The Danish language and UUIDs
I noticed that the UUID for a developer account I was prefixed with cafe
. Showing the coincidence to a colleague, he asked “I wonder how many words of the danish language could be spelled using ABCDEF. I’m going to find out.
The danish language
I have a copy of the danish dictionary 2019 lying around (turns out you can get it for free if you ask nicely).
First, let’s load it as see what we have here.
import re
import pandas as pd
dictionary = pd.read_csv("RO2012 fuldformer 2019.txt", delimiter=";")
dictionary
Grundform | Bøjning | Type | |
---|---|---|---|
0 | 1. A | A | sb. |
1 | 1. A | A'et | sb. |
2 | 1. A | A'ets | sb. |
3 | 1. A | A's | sb. |
4 | 1. A | A'erne | sb. |
... | ... | ... | ... |
412796 | åsyn | åsyns | sb. |
412797 | åsyn | åsynene | sb. |
412798 | åsyn | åsynenes | sb. |
412799 | åsyn | åsyn | sb. |
412800 | åsyn | åsyns | sb. |
412801 rows × 3 columns
dictionary.nunique()
Grundform 64978
Bøjning 388378
Type 32
dtype: int64
It seems like there’s around 65 thousand words in their base form in the dictionary, and some words are counted more than once.
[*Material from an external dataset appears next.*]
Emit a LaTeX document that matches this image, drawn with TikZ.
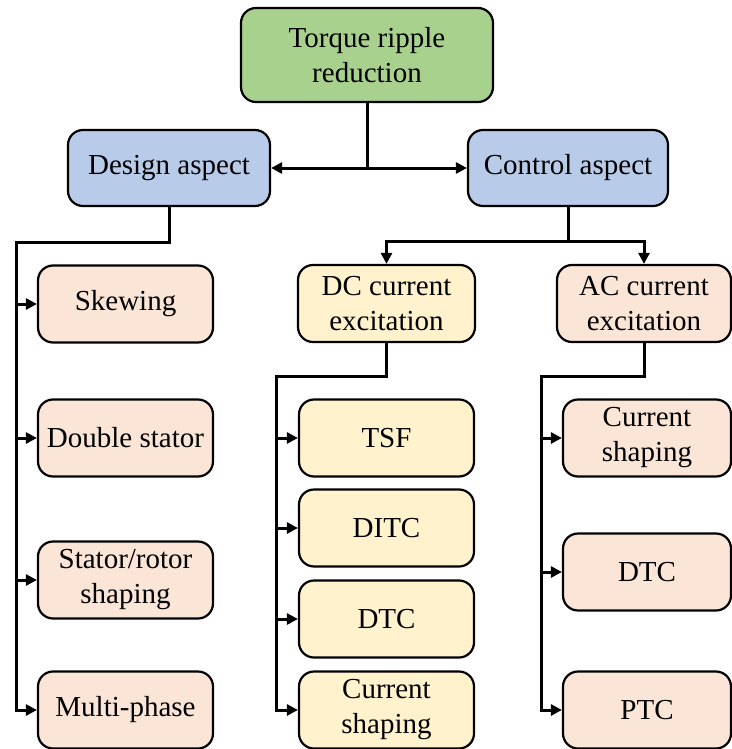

I guess they are listed for each meaning they might have, for example seas have and to have at have.
UUID
The format of the textual representation of a UUID poses some limits on word length (32 hexadecimal digits, hyphens that split up the string into 8-4-4-4-12 and so on), I will count words in the dictionary that only consist of the following:
- Letters a, b, c, d, e & f
- Digits 0 through 9
On to the query:
words = set(dictionary['Bøjning'].to_numpy())
regex = r"[a-fA-F0-9]"
count = 0
matched = []
for word in words:
matches = re.finditer(regex, word)
if len(tuple(matches)) == len(word):
count += 1
matched.append(word)
matched
['EA',
'feed',
'b',
'ebbede',
'badede',
'bed',
'F',
'abe',
'affede',
'dB',
'c',
'C',
'fa',
'abbed',
'affedede',
'dada',
'a',
'ab',
'aede',
'ED',
'cad',
'ad',
'ea',
'AF',
'e',
'fade',
'AD',
'edb',
'De',
'af',
'EDB',
'fadede',
'BA',
'E',
'fede',
'da',
'facade',
'abede',
'DAB',
'de',
'abc',
'eb',
'fad',
'bede',
'B',
'ae',
'ed',
'D',
'f',
'fedede',
'ABC',
'fe',
'CD',
'cd',
'dab',
'fed',
'affed',
'CAD',
'd',
'bade',
'bebe',
'ba',
'EF',
'ebbe',
'A',
'bad']
len(matched)
66
I guess the answer can almost fit on your screen. 66 words.